Transition lenses are more about (again) comfort rather than looks. Keep in mind that with transitions what you see will always be a little darker; try and see how that affects you. Usually it feels like a filter that enhances contrast (a good thing) but IMMV. It may be too dark, depending on your preferences and the lenses’ maker. When switching from strong light (outdoors) to low light (indoors) the lens takes a while to “adapt”; sometimes this may be annoying. The darkening coating reacts to UV rays, so sometimes the lens may become dark even though the sun isn’t shining at “full power” (think dusk, dawn, etc.)

The anti-reflective coating is very useful, methinks. Just make sure they cover BOTH sides of the lens, or, if you’re also getting a photochromic (transition) coating, make sure they cover the INNER side of the lens. This will help keeping the reflections of your own eye in the lens to a minimum, a detail often overlooked by salespeople, but very important, IMO.

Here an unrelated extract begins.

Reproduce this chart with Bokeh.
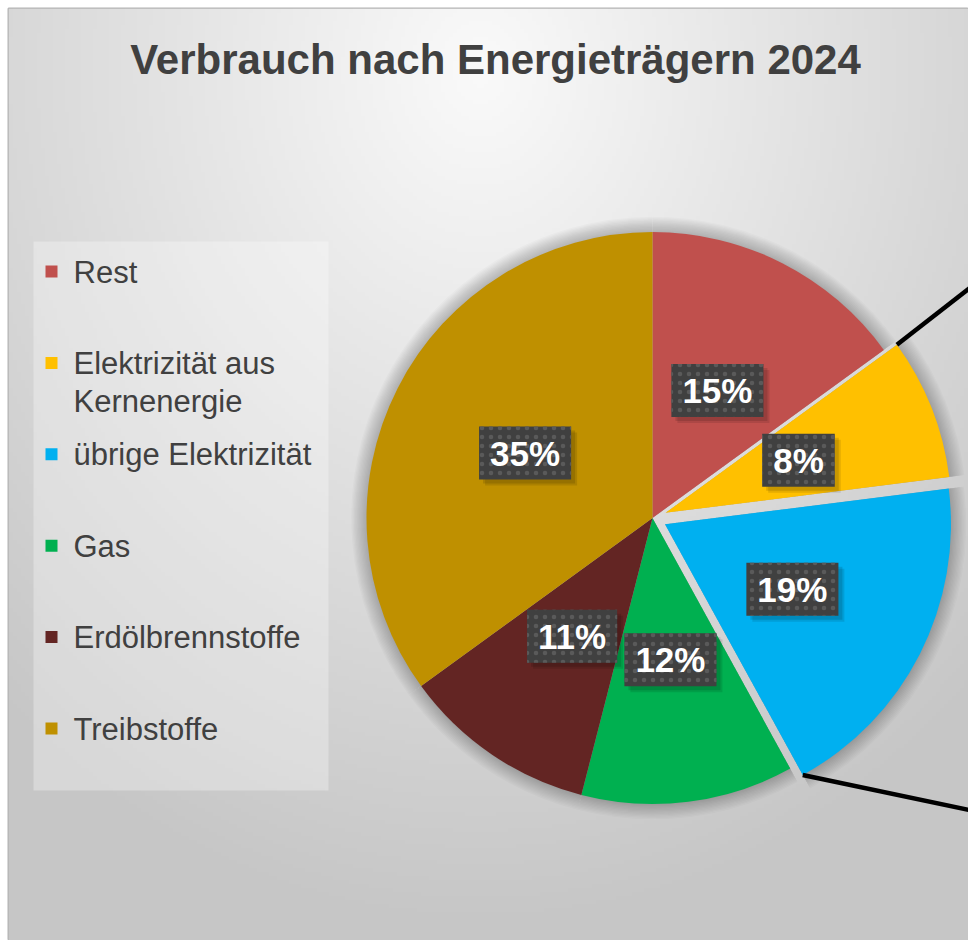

Hi index lenses are (yet again) about comfort; the thinner the lens, the less it weighs. The difference will be most noticeable with “strong” prescriptions. The downside can be their price, if that matters. The most notable difference my high index lenses make (aside from being lightweight) is that chromatic aberrations are less obvious/disturbing. (Objects with purple/red edges, especially at the extremes of the field of vision)

I think all of these features are good; just make sure you buy your glasses from a store with competent employees. (See my post here.)

Thanks for information…I am looking at rimless frames. I have to wear these things every day, all day–so they need to be comfortable.

I thought I read somewhere that the lens may appear darker depending on the prescription. Have you heard anything like this? I don’t have my prescription with me, but my lens would be stronger for one eye than the other.

Very strong minus prescriptions can appear darker. If you have a strong prescription you should buy smaller lenses.

A strong caution on the anti-reflective coating. It gets dirty and scratches with the greatest of ease. it is a chore to keep it clean. Additionally, it has a greenish tinge to it.

And for what it’s worth, the coatings are put on the lens before it’s ground. If the lens needs to be tweeked to your prescription (as is often the case) the coating will be ground off the back of the lens. They never mention that at the glasses stores.